The European fishermen of California and the Southern States
still adhere to this practice. Some fishermen carry potatoes
in their pockets as a preventive of rheumatism, and wear nutmeg
round their necks to cure scrofulous or other humors. These
usages are also shared by hundreds of thousands of our shore
population, who carry in their pockets the "lucky-bones" of
fishes, certain bones of animals, as well as horse-chestnuts
and other vegetable products as prophylactics. Many of the Roman
Catholics among the fishermen of course wear amulets as personal
safeguards. A fisherman who has wounded his finger with a fish-hook
will immediately stick the hook into a piece of pine wood, thinking
that he thus may hasten the cure of his wound. Warts are supposed
to be removed by counting them and pronouncing over them a certain
formula of words. In dressing codfish, some fishermen always
save the largest fish to dress last. It is a very common custom
to nail a horse-shoe on the end of the bowsprit for good luck.

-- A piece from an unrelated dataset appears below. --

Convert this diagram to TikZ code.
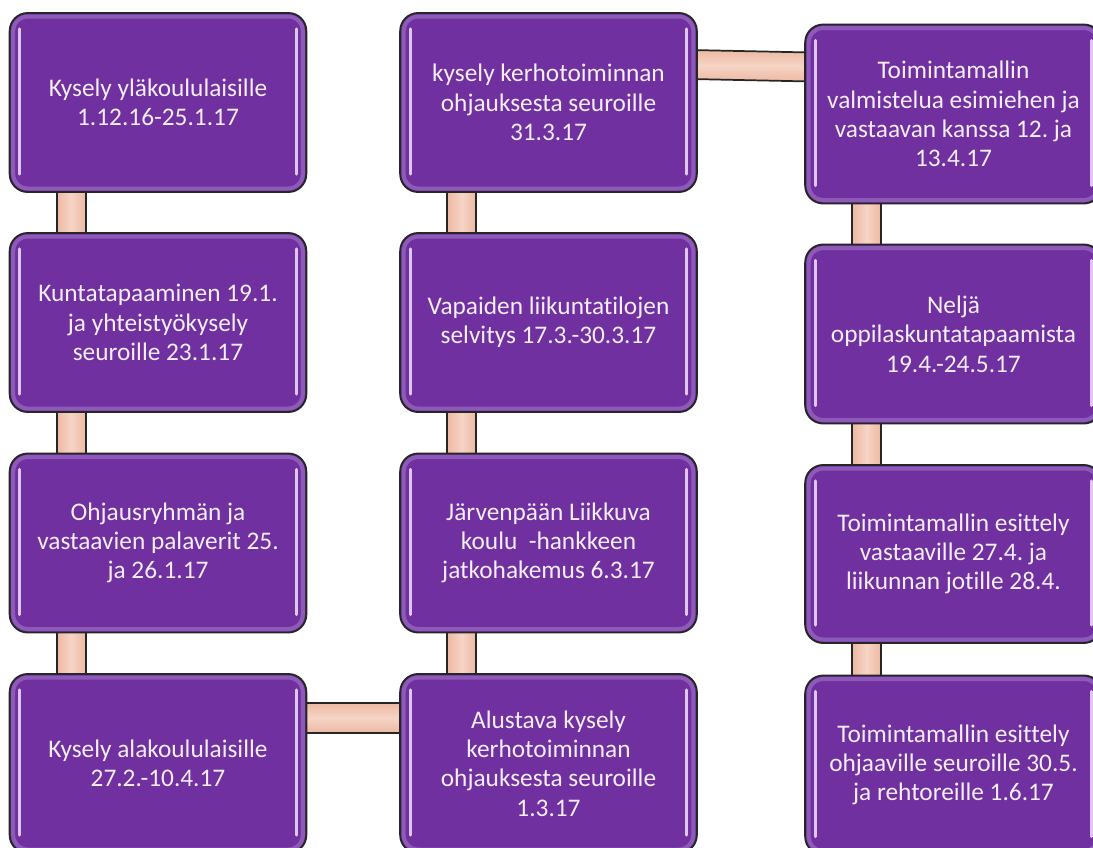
\documentclass[tikz,border=0pt]{standalone}
\usepackage{fontspec}
\setmainfont{Carlito}[Ligatures=NoCommon]
\usetikzlibrary{calc,backgrounds}
\definecolor{boxpurple}{HTML}{7030A0}
\definecolor{boxedge}{HTML}{262626}
\definecolor{boxtext}{HTML}{F4EEF9}
\definecolor{glossrim}{HTML}{A57FCB}
\definecolor{streakcol}{HTML}{EAD7F8}
\definecolor{linkfill}{HTML}{EDB9A3}
\definecolor{linkmid}{HTML}{F6D4C5}
\frenchspacing
\begin{document}
\begin{tikzpicture}[x=0.75pt,y=-0.75pt,
  stage/.style={rectangle, rounded corners=13.5pt, fill=boxpurple, draw=boxedge,
    line width=1.4pt, text=boxtext, align=center, inner sep=0pt, outer sep=0pt,
    minimum width=222.5pt, minimum height=134.25pt,
    font=\fontsize{19pt}{22pt}\selectfont},
  vlink/.style={draw=boxedge, line width=1.3pt, left color=linkfill, right color=linkfill, middle color=linkmid},
  hlink/.style={draw=boxedge, line width=1.3pt, top color=linkfill, bottom color=linkfill, middle color=linkmid},
  rim/.style={draw=glossrim, line width=3pt, rounded corners=11pt, opacity=0.55},
  streakline/.style={draw=streakcol, line width=2.4pt, line cap=round, opacity=0.9}]
\useasboundingbox (0,0) rectangle (1093,847);
\clip (0,0) rectangle (1093,847);

% first column
\node[stage] (c1r1) at (158,102.5) {Kysely yläkoululaisille\\1.12.16-25.1.17};
\node[stage] (c1r2) at (158,322.5) {Kuntatapaaminen 19.1.\\ja yhteistyökysely\\seuroille 23.1.17};
\node[stage] (c1r3) at (158,543) {Ohjausryhmän ja\\vastaavien palaverit 25.\\ja 26.1.17};
\node[stage] (c1r4) at (158,763.5) {Kysely alakoululaisille\\27.2.-10.4.17};

% second column
\node[stage] (c2r1) at (548.5,102.5) {kysely kerhotoiminnan\\ohjauksesta seuroille\\31.3.17};
\node[stage] (c2r2) at (548.5,322.5) {Vapaiden liikuntatilojen\\selvitys 17.3.-30.3.17};
\node[stage] (c2r3) at (548.5,543) {Järvenpään Liikkuva\\koulu\ \ -hankkeen\\jatkohakemus 6.3.17};
\node[stage] (c2r4) at (548.5,763.5) {Alustava kysely\\kerhotoiminnan\\ohjauksesta seuroille\\1.3.17};

% third column
\node[stage] (c3r1) at (953.5,114) {Toimintamallin\\valmistelua esimiehen ja\\vastaavan kanssa 12. ja\\13.4.17};
\node[stage] (c3r2) at (953.5,334) {Neljä\\oppilaskuntatapaamista\\19.4.-24.5.17};
\node[stage, minimum height=133.5pt] (c3r3) at (953.5,554) {Toimintamallin esittely\\vastaaville 27.4. ja\\liikunnan jotille 28.4.};
\node[stage] (c3r4) at (953.5,765) {Toimintamallin esittely\\ohjaaville seuroille 30.5.\\ja rehtoreille 1.6.17};

% glossy bevel on every box
\foreach \n in {c1r1,c1r2,c1r3,c1r4,c2r1,c2r2,c2r3,c2r4,c3r1,c3r2,c3r3,c3r4} {
  \draw[rim] ($(\n.north west)+(3.5,3.5)$) rectangle ($(\n.south east)+(-3.5,-3.5)$);
  \draw[streakline] ($(\n.north west)+(10,16)$) -- ($(\n.south west)+(10,-18)$);
  \draw[streakline] ($(\n.north east)+(-10,16)$) -- ($(\n.south east)+(-10,-18)$);
}

% connecting bars, behind the boxes
\begin{scope}[on background layer]
  \foreach \a/\b in {c1r1/c1r2,c1r2/c1r3,c1r3/c1r4,c2r2/c2r1,c2r3/c2r2,c2r4/c2r3,c3r1/c3r2,c3r2/c3r3,c3r3/c3r4} {
    \draw[vlink] ($(\a.south west)+(47,-6)$) rectangle ($(\b.north west)+(76,6)$);
  }
  \draw[hlink] ($(c1r4.north east)+(-6,29)$) rectangle ($(c2r4.north west)+(6,59)$);
  \draw[hlink] ($(c2r1.north east)+(-6,37)$) -- ($(c3r1.north west)+(6,28)$)
     -- ($(c3r1.north west)+(6,57)$) -- ($(c2r1.north east)+(-6,66)$) -- cycle;
\end{scope}
\end{tikzpicture}
\end{document}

Among the French Canadians employed on our fishing vessels there
are a few who still retain their ancestral belief in spirits
and fairies; and the Scotch and Scandinavians and others have
brought over with them the folk-lore of their fatherland. They
soon become ashamed of talking about such beliefs. Whatever
their private opinions may be, they seldom refer to them after
having been associated for a few years with their unpoetical
and skeptical shipmates.
A curious custom is found on many of the cod vessels, especially
those of Cape Cod, connected with the process of dressing the
fish. After a fish has been decapitated, its body is passed
by the header to the splitter. If the body still exhibits signs
of life, the splitter will usually ask the header to kill the
fish, which he does by a blow upon the back of the skull. This
act, performed upon the severed head, is supposed to have an
immediate effect upon the body, which is in the hands of another
man. A Gloucester fishing captain of thirty years' experience,
who sits near us while we write, remarks: "It is a singular
thing, but it is surely true, that when the head is treated
in this manner the body always straightens out."